A frase faz menção ao seu último livro publicado, lançado na sequência de uma autobiografia escrita há trinta anos (quanto ela própria tinha apenas vinte e oito), mas só em 2018 apresentada ao Brasil. E embora a idade possa sugerir uma iniciativa precoce, Angela já havia vivido naquele momento uma série de experiências-limite, como explicou Adriana Ferreira da Silva ao convidá-la ao palco: o tempo em “Dinamite Hill” – bairro assim conhecido pelos recorrentes bombardeiros tramados por supremacistas brancos -, a mudança do sul para o norte do país e a constatação da permanência do racismo, o engajamento no Movimento Black-Power e a filiação ao Partido Comunista, a perseguição do estado, a prisão política e a soltura.
A partir de um ponto de vista para o qual a interseccionalidade é uma condição de possibilidade para uma abordagem efetivamente estrutural das injustiças sociais, em reforço à ideia de que “quando as mulheres negras se movimentam em direção à liberdade, elas não estão representando apenas a si mesmas”, Davis confrontou evidências de cerceamento à liberdade “constitutivas” da democracia liberal. E a evidência eleita por ela na tarde de ontem, em linha de continuidade com suas vivências nos movimentos e trajetória de estudos, foi o sistema prisional.
Uma reflexão despontou com toda força no decorrer de sua exposição, de que o encarceramento em massa “é a negação da liberdade transformada em padrão social”. Pior: a hegemonia da prisão na sociedade norte-americana (e a ativista lembrou que a população carcerária brasileira é a terceira maior do mundo) pode chegar a ser considerada um sinal de que a democracia vai bem, numa evidente inversão dos valores que deveriam ser nutridos em uma sociedade livre. Lá nos Estados Unidos como cá no Brasil, sugere ela, a articulação entre mecanismos prisionais e práticas liberais remete à formação dos estados e permite situarmos as instituições carcerárias como desdobramentos de um passado escravocrata.
Davis trouxe, então, o exemplo de um fato recente ocorrido no Pará e aparentemente ignorado pela maioria da plateia. Policiais militares despiram um grupo de detentos em uma penitenciária estadual e os obrigaram a cantar o hino nacional, usando celulares para registrar a cena. A situação remeteu a filósofa ao conhecido caso de Attica, em 1971, quando os internos de uma prisão de Nova Iorque, ao rebelarem-se contra os maus-tratos sofridos, foram massacrados pela polícia e os sobreviventes obrigados a se arrastarem nus de volta às celas. Aliás, Davis advertiu, mais de uma vez, sobre o uso disseminado de práticas de tortura em espaços prisionais e o que elas revelam sobre nossas instituições.

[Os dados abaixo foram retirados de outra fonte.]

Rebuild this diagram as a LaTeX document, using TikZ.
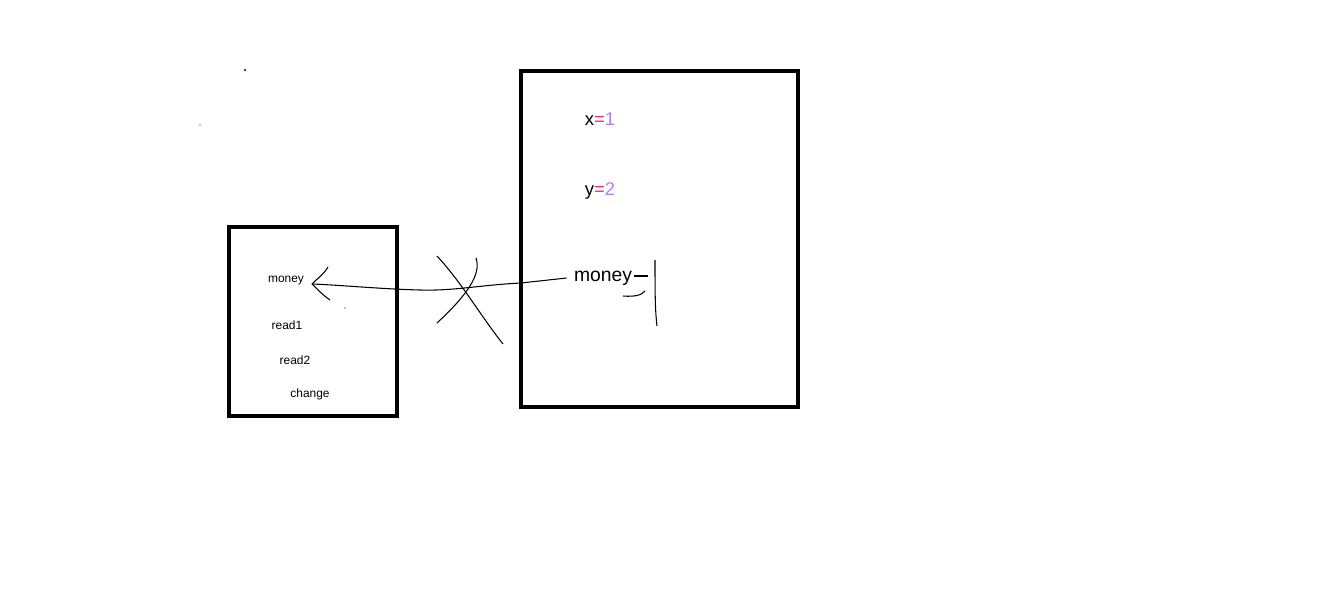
\documentclass[tikz,border=0pt]{standalone}
\usepackage{fontspec}
\setmainfont{Liberation Sans}
\usetikzlibrary{arrows.meta}
\definecolor{eqpink}{RGB}{240,40,110}
\definecolor{numviolet}{RGB}{180,125,250}
\begin{document}
\begin{tikzpicture}[x=0.02cm,y=-0.02cm]
    \useasboundingbox (0,0) rectangle (1321,611);
    \fill[white] (0,0) rectangle (1321,611);
    % two frames
    \draw [line width=2.8pt] (229,227) rectangle (397,416);
    \draw [line width=2.8pt] (521,71) rectangle (798,407);
    % left frame
    \node [font=\fontsize{6.8}{8}\selectfont,inner sep=0pt] (smoney) at (286,281) {money};
    \node [font=\fontsize{6.8}{8}\selectfont,inner sep=0pt] (read1) at (287,325) {read1};
    \node [font=\fontsize{6.8}{8}\selectfont,inner sep=0pt] (read2) at (295,360) {read2};
    \node [font=\fontsize{6.8}{8}\selectfont,inner sep=0pt] (change) at (310,394) {change};
    % right frame
    \node [font=\fontsize{10.5}{12}\selectfont,inner sep=0pt] (xval) at (600,119)
      {x\textcolor{eqpink}{=}\textcolor{numviolet}{1}};
    \node [font=\fontsize{10.5}{12}\selectfont,inner sep=0pt] (yval) at (600,191)
      {y\textcolor{eqpink}{=}\textcolor{numviolet}{2}};
    \node [font=\fontsize{11}{13}\selectfont,inner sep=0pt] (bmoney) at (603,278) {money};
    \coordinate (tip) at (312,284);
    \draw [line width=0.6pt]
      ([xshift=-4pt]bmoney.west) -- (521,283)
      .. controls (480,285) and (455,291) .. (420,290)
      .. controls (380,289) and (340,285) .. (tip);
    \draw [line width=0.6pt]
      (328,267) .. controls (324,274) and (318,278) .. (tip)
      .. controls (318,290) and (324,296) .. (330,300);
    \fill (345,308) circle (0.6);
    % crossed out
    \draw [line width=0.6pt] (437,256) .. controls (462,283) and (480,315) .. (503,344);
    \draw [line width=0.6pt] (476,258) .. controls (482,275) and (465,297) .. (437,323);
    % marks beside money
    \draw [line width=0.6pt] (634,276) -- (648,276);
    \draw [line width=0.6pt] (623,296) .. controls (635,297) and (642,295) .. (645,291);
    \draw [line width=0.6pt] (655,260) .. controls (655,290) and (655,310) .. (657,326);
    % stray dots
    \fill (245,70) circle (1.2);
    \fill (200,125) circle (0.6);
\end{tikzpicture}
\end{document}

Não foi a única vez que a autora demonstrou estar bastante atenta a fatos recentes ocorridos no Brasil. Depois de comparar Jair Bolsonaro a Donald Trump, relacionando ambos a outros presidentes de extrema-direita pelo mundo, criticou o desejo desses governantes de retorno a um período anterior às vitórias por justiça social. “Esse que está aqui no Brasil parece se identificar com as ditaduras militares e estados policiais, estou correta?”, interagindo com o público, para, na sequência, afirmar: “ele quer voltar a um passado no qual os direitos de negros, mulheres e indígenas eram desrespeitados”.
Por outro lado, Davis não deixou de provocar o público, confessando sentir-se inadequada no papel de representante do feminismo negro e questionando a necessidade de se buscar, aqui no Brasil, uma referência norte-americana: “Eu acho que aprendo mais com Lélia Gonzalez do que vocês aprenderiam comigo”. Com Lélia, ela convocou ao desenvolvimento de novas identidades baseadas nas noções de “Ameráfrica” e “Ameríndia”, alinhadas, por exemplo, ao feminismo negro cultivado através das lideranças femininas presentes no Candomblé.
A provocação não deixou de desenhar um retorno ao início de sua conferência, momento no qual as biografias de mulheres símbolos da força do feminismo negro praticado na América Latina foram celebradas: além de Lélia Gonzalez, Carolina Maria de Jesus, Luiza Bairros, Preta Ferreira. Mais de uma vez, como que didaticamente, Davis ressaltou que essas mulheres “mudaram a nossa forma de pensar a democracia” e, mais à frente, que “uma democracia sem elas, sem mulheres negras, não é uma democracia de forma alguma”, num visível gesto de resposta ao título do seminário, apenas o primeiro ato de sua visita a terras brasileiras.